Nonword databases

On this page I post nonword databases of interest for educational or research purposes. If you know any other good resource, please send me a message!

ARC Nonword Database

The ARC Nonword Database contains 358,534 monosyllabic nonwords, 48,534 pseudohomophones, and 310,000 non-pseudohomophonic nonwords. Items can be selected from the ARC Nonword Database on the basis of a wide variety of properties known or suspected to be of theoretical importance for the investigation of reading.

Rastle, K., Harrington, J., & Coltheart, M. (2002). 358,534 nonwords: The ARC Nonword Database. The Quarterly Journal Of Experimental Psychology. A, Human Experimental Psychology, 55(4), 1339-1362.


Wuggy: A multilingual pseudoword generator

Wuggy is a pseudoword generator particularly geared towards making nonwords for psycholinguistic experiments. Wuggy makes pseudowords in Basque, Dutch, English, French, German, Serbian (Cyrillic and Latin), Spanish, and Vietnamese.

Keuleers, E., & Brysbaert, M. (2010). Wuggy: A multilingual pseudoword generator. Behavior Research Methods, 42(3), 627-633.


The English Lexicon Project

The English Lexicon Project affords access to a large set of lexical characteristics, along with behavioral data from visual lexical decision and naming studies of 40,481 words and 40,481 nonwords. The goal of the English Lexicon Project is to collect normative data for speeded naming and lexical decision for over 40,000 words across 1200 subjects at 6 different universities. These data will be integrated into a database along with descriptive characteristics of the words used in the study. Researchers interested in psycholinguistics, human memory, computational modeling, and other fields will find these data useful.

Balota, D. A., Yap, M. J., Cortese, M. J., Hutchison, K. A., Kessler, B., Loftis, B., et al. (2007). The English Lexicon Project. Behavior Research Methods, 39(3), 445-459.

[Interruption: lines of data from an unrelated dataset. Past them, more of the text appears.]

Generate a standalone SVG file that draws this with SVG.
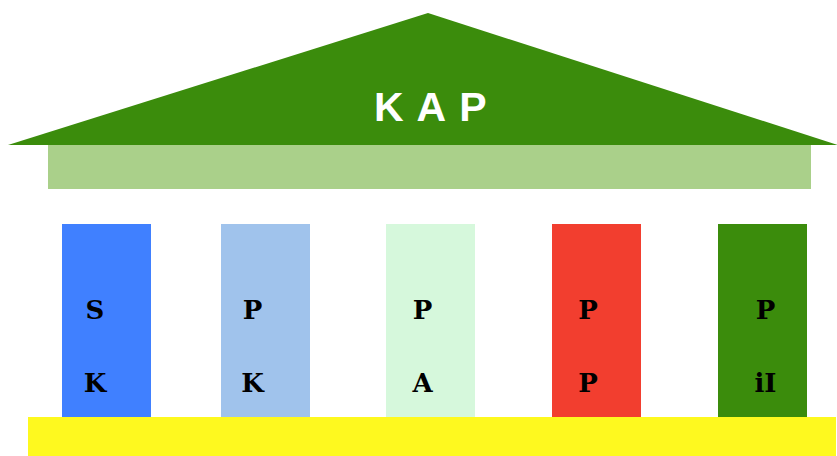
<svg xmlns="http://www.w3.org/2000/svg" width="837" height="456" viewBox="0 0 837 456">
<style>
.lbl{font-family:"DejaVu Serif","Liberation Serif",serif;font-weight:bold;font-size:26px;fill:#000;text-anchor:middle}
.title{font-family:"Liberation Sans",Arial,sans-serif;font-weight:bold;font-size:41px;fill:#fff;letter-spacing:13px}
</style>
<rect width="837" height="456" fill="#fff"/>
<g id="roof">
<polygon points="428,13 8,145 838,145" fill="#3b8c0c"/>
<text class="title" x="374" y="121">KAP</text>
</g>
<g id="beam"><rect x="48" y="145" width="763" height="44" fill="#aad08a"/></g>
<g id="col-sk">
<rect x="62" y="224" width="89" height="194" fill="#4080ff"/>
<text class="lbl" x="95" y="319">S</text><text class="lbl" x="95" y="392">K</text>
</g>
<g id="col-pk">
<rect x="221" y="224" width="89" height="194" fill="#a0c3ec"/>
<text class="lbl" x="252.5" y="319">P</text><text class="lbl" x="252.5" y="392">K</text>
</g>
<g id="col-pa">
<rect x="386" y="224" width="89" height="194" fill="#d6f8dc"/>
<text class="lbl" x="422.5" y="319">P</text><text class="lbl" x="422.5" y="392">A</text>
</g>
<g id="col-pp">
<rect x="552" y="224" width="89" height="194" fill="#f23e2f"/>
<text class="lbl" x="588" y="319">P</text><text class="lbl" x="588" y="392">P</text>
</g>
<g id="col-pii">
<rect x="718" y="224" width="89" height="194" fill="#3b8c0c"/>
<text class="lbl" x="765.5" y="319">P</text><text class="lbl" x="765.5" y="392">iI</text>
</g>
<g id="base"><rect x="28" y="417" width="808" height="39" fill="#fef91f"/></g>
</svg>
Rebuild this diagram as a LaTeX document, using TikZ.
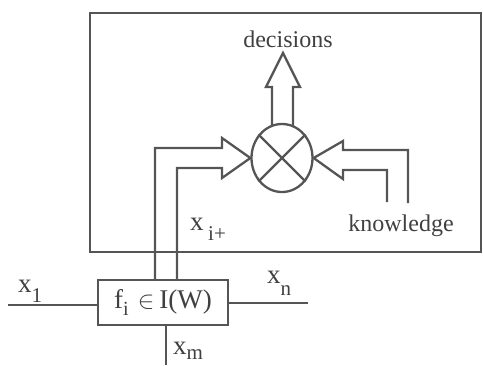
\documentclass[tikz,border=0pt]{standalone}
\usepackage{fontspec}
\setmainfont{Liberation Serif}
\usetikzlibrary{shapes.geometric}
\definecolor{ink}{HTML}{555555}
\definecolor{txt}{HTML}{404040}
\newcommand{\subt}[2]{\raisebox{#1}{\fontsize{21}{21}\selectfont #2}}
\begin{document}
\begin{tikzpicture}[x=1pt,y=-1pt,
  ln/.style={draw=ink,line width=2.3pt,line join=miter},
  lbl/.style={text=txt,inner sep=0pt,font=\fontsize{24}{24}\selectfont},
  xl/.style={text=txt,inner sep=0pt,font=\fontsize{27}{27}\selectfont,anchor=base west},
]
\useasboundingbox (0,0) rectangle (483,365);
% outer frame
\draw[ln] (90,13) rectangle (481,252);
% operator
\node[ln, ellipse, minimum width=61pt, minimum height=68pt, inner sep=0pt] (op) at (282,158) {};
\draw[ln] (op.45) -- (op.225);
\draw[ln] (op.135) -- (op.-45);
% function box
\node[ln, rectangle, minimum width=130pt, minimum height=45pt, inner sep=0pt, text=txt,
  font=\fontsize{27}{27}\selectfont] (f) at (163,302.5)
  {f\raisebox{-7pt}{\fontsize{20}{20}\selectfont i}\hspace{9pt}$\in$\hspace{5pt}I(W)};
% free ends
\coordinate (x1end) at (8,305);
\coordinate (xnend) at (308,303);
\coordinate (xmend) at (166,365);
\draw[ln] (x1end) -- (x1end -| f.west);
\draw[ln] (xnend -| f.east) -- (xnend);
\draw[ln] (xmend |- f.south) -- (xmend);
% left hollow arrow
\coordinate (la) at (155,280);
\coordinate (lb) at (177,280);
\draw[ln] (la) -- (155,148) -- (222,148) -- (222,138) -- (op.west) -- (222,178) -- (222,168) -- (177,168) -- (lb);
% up hollow arrow
\draw[ln] (272,126) -- (272,87) -- (266,87) -- (283,53) -- (300,87) -- (293,87) -- (293,126);
% right hollow arrow
\coordinate (ra) at (408,203);
\coordinate (rb) at (387,202);
\draw[ln] (ra) -- (408,150) -- (343,150) -- (343,141) -- (op.east) -- (343,179) -- (343,170) -- (387,170) -- (rb);
% labels
\node[lbl, anchor=base] (dec) at (288,47) {decisions};
\node[lbl, anchor=base] (kn) at (401,231) {knowledge};
\node[xl] (xi) at (190,230) {x\,\subt{-10pt}{i+}};
\node[xl] (x1) at (18,292) {x\subt{-10pt}{1}};
\node[xl] (xn) at (267,283) {x\subt{-12pt}{n}};
\node[xl] (xm) at (173,354) {x\subt{-5pt}{m}};
\end{tikzpicture}
\end{document}
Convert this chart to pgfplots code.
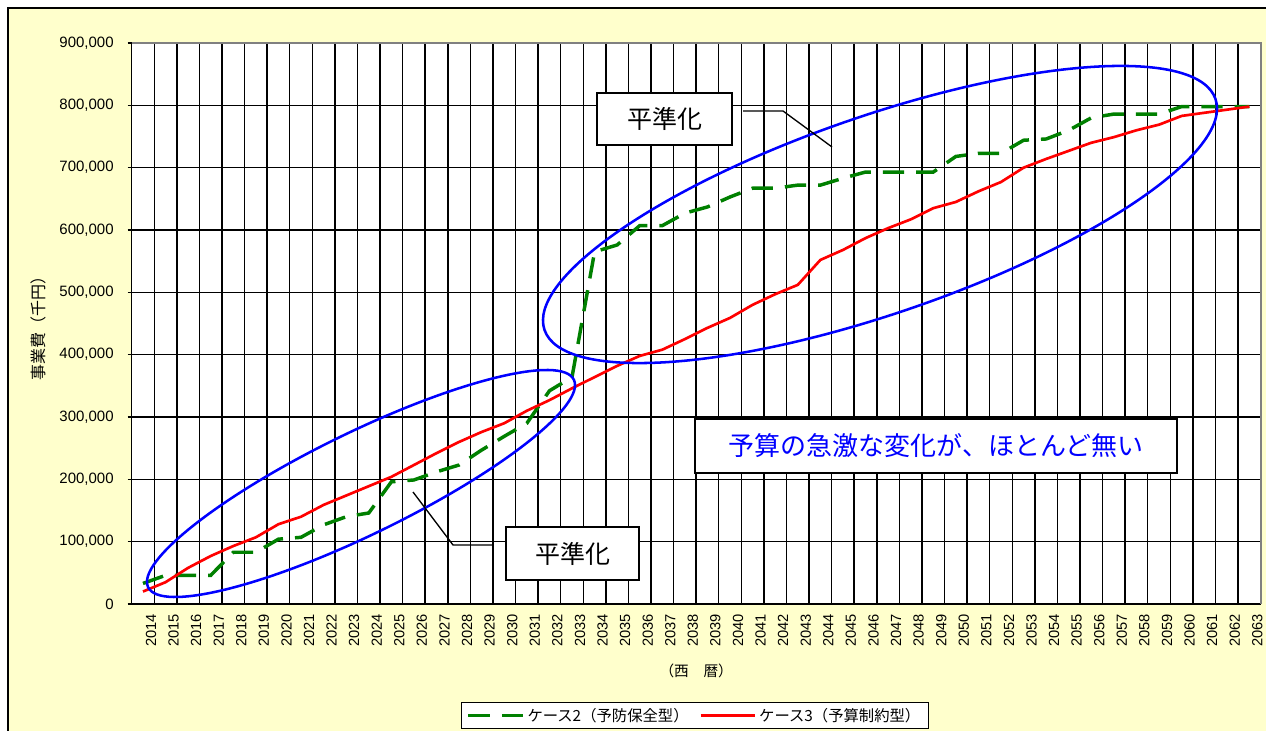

WordGen is a program that uses the CELEX and Lexique lexical databases for word selection and nonword generation in Dutch, English, German, and French. Items can be generated specifying any combination of seven linguistic constraints: number of letters, neighborhood size, frequency, summated position-nonspecific bigram frequency, minimum position-nonspecific bigram frequency, position-specific frequency of the initial and final bigram, and orthographic relatedness.

Duyck, W., Desmet, T., Verbeke, L. P. C., & Brysbaert, M. (2004). WordGen: A tool for word selection and nonword generation in Dutch, English, German, and French. Behavior Research Methods, 36(3), 488-499.